Se la Commissione ritiene che lo Stato non si sia conformato alla sentenza della Corte, essa avvia una procedura ex art. 260 del Trattato. In questa fase ciò che viene contestato allo Stato è un inadempimento ulteriore e autonomo, consistente nella mancata adozione dei provvedimenti necessari all’esecuzione della sentenza che ha accertato la violazione del diritto dell’Unione (es. modifica, abrogazione o introduzione di una disposizione normativa; recepimento di una direttiva; mutamento di una prassi amministrativa).

Come negli ordinari procedimenti per inadempimento, la procedura ex art. 260 si articola in una fase precontenziosa e in una fase contenziosa.

Con l’entrata in vigore del Trattato di Lisbona il 1 dicembre 2009, la disciplina delle procedure d’infrazione ha subìto importanti modifiche. Nei casi di cattiva applicazione del diritto dell’Unione, una delle novità introdotte è rappresentata dalla maggiore rapidità del procedimento d’infrazione ai sensi dell’art. 260, par. 2, TFUE rispetto a quanto disposto dal precedente art. 228, par. 2 e 3 del TCE. Infatti, se uno Stato membro non si conforma ad una sentenza d’inadempimento emessa ai sensi dell’art. 258 TFUE e non fornisce esaurienti giustificazioni in risposta alla “messa in mora”, la Commissione può deferirlo al giudizio della Corte di Giustizia e chiedere il pagamento di una sanzione senza dover intraprendere una nuova fase “precontenziosa”.

Le sanzioni consistono in una somma forfetaria e in una penalità di mora, adeguate alla gravità e alla persistenza dell’inadempimento. Le cifre indicate dalla Commissione per l’Italia ammontano a minimo 8.916.000 euro per la somma forfetaria e oscillano da 10.753,5 a 645.210 euro al giorno per la penalità di mora.

Nella sentenza del 12 luglio 2005 (causa C-304/02, Commissione c. Francia), la Corte di Giustizia ha chiarito che la somma forfetaria e la penalità di mora possono essere inflitte cumulativamente qualora la violazione del diritto dell’Unione sia particolarmente grave e persistente.

Una seconda importante modifica introdotta dal Trattato di Lisbona riguarda le sanzioni pecuniarie nei casi di mancato recepimento delle direttive europee. Nel caso in cui uno Stato membro abbia disatteso l’obbligo di comunicare alla Commissione le misure adottate al fine di recepire una direttiva, quest’ultima può chiedere alla Corte, nell’ambito dello stesso ricorso per inadempimento, di comminare il pagamento di una sanzione pecuniaria. In sostanza, con la nuova procedura di cui all’art. 260, par. 3 TFUE, la Commissione può richiedere alla Corte sia di accertare l’avvenuto inadempimento dell’obbligo, sia di condannare lo Stato inadempiente al pagamento della sanzione pecuniaria, senza dover attendere l’esaurimento di un’ulteriore fase precontenziosa.
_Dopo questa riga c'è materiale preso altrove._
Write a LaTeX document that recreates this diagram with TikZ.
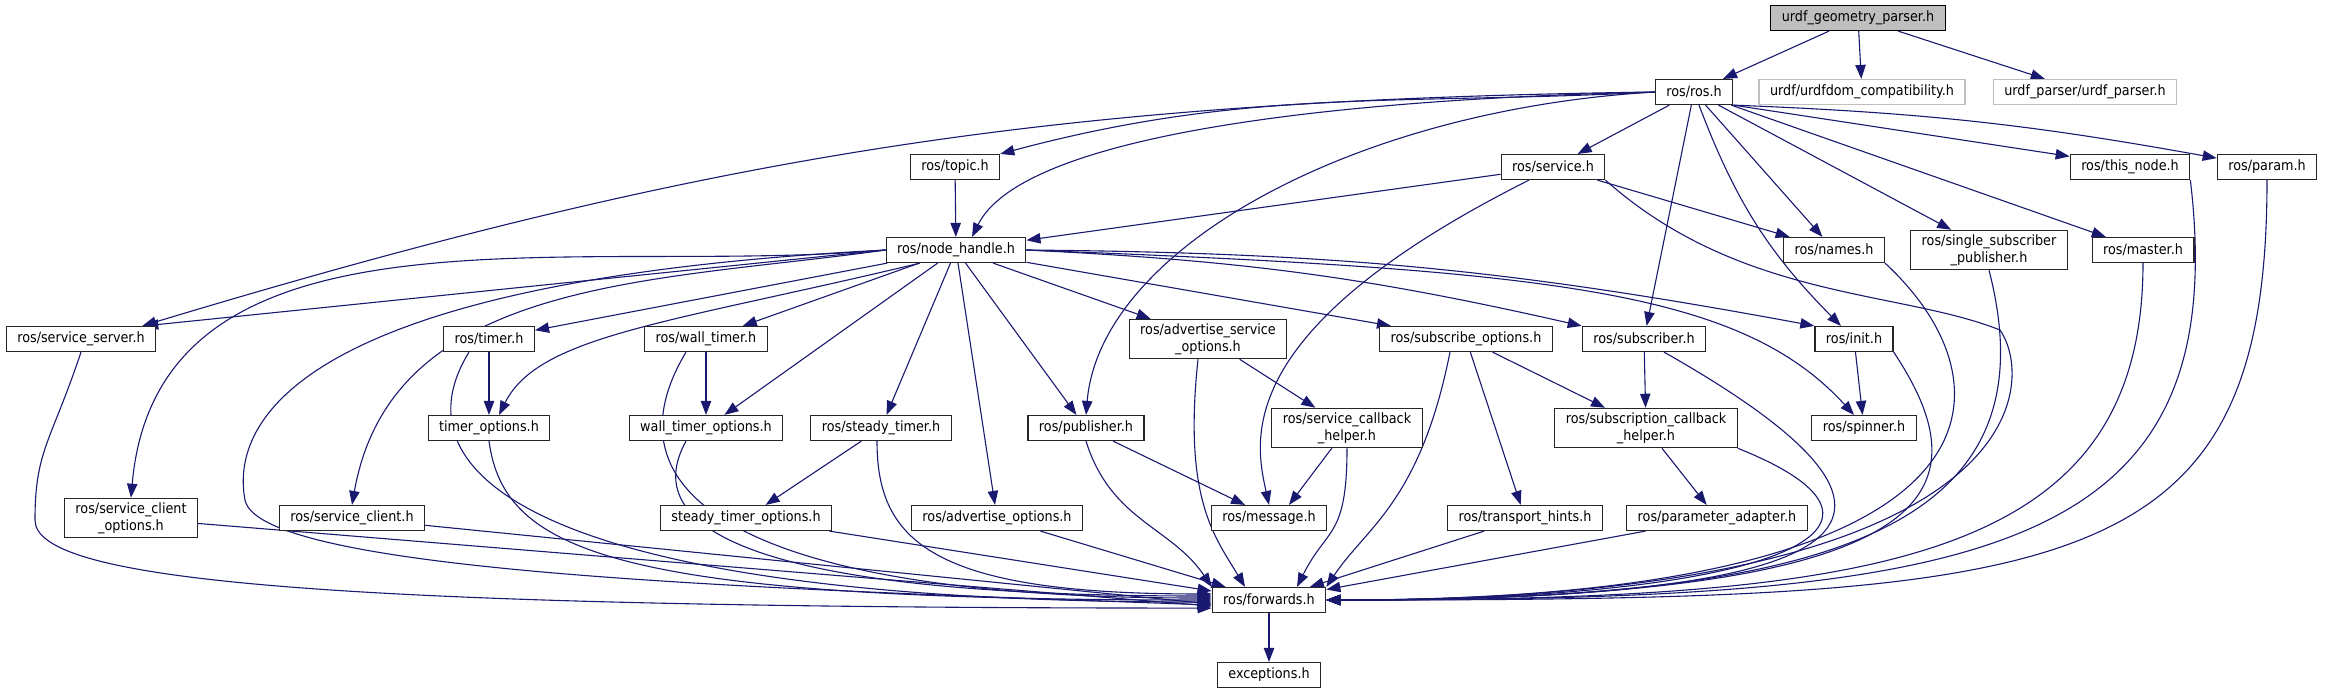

Le decisioni relative all’apertura, all’aggravamento o alla chiusura di una procedura di infrazione sono adottate dal Collegio dei Commissari europei, in apposite sessioni che hanno luogo a cadenza mensile. Il Collegio dei Commissari adotta una decisione di archiviazione quando lo Stato membro si conforma ai rilievi della Commissione europea o quando quest’ultima si ritiene soddisfatta dalle osservazioni dello Stato in questione. Le archiviazioni intervengono solo in occasione delle riunioni mensile, mentre l’apertura di una

procedura d’infrazione può essere decisa anche in occasione di una qualunque altra riunione del Collegio. Ad esempio, le procedure per mancato recepimento di direttive sono aperte automaticamente in una delle prime riunioni successive alla scadenza del termine di trasposizione. Una volta aperta la fase contenziosa, l’adempimento da parte dello Stato membro potrà condurre ad una rinuncia agli atti del ricorso da parte della Commissione per venir meno dell’interesse ad agire.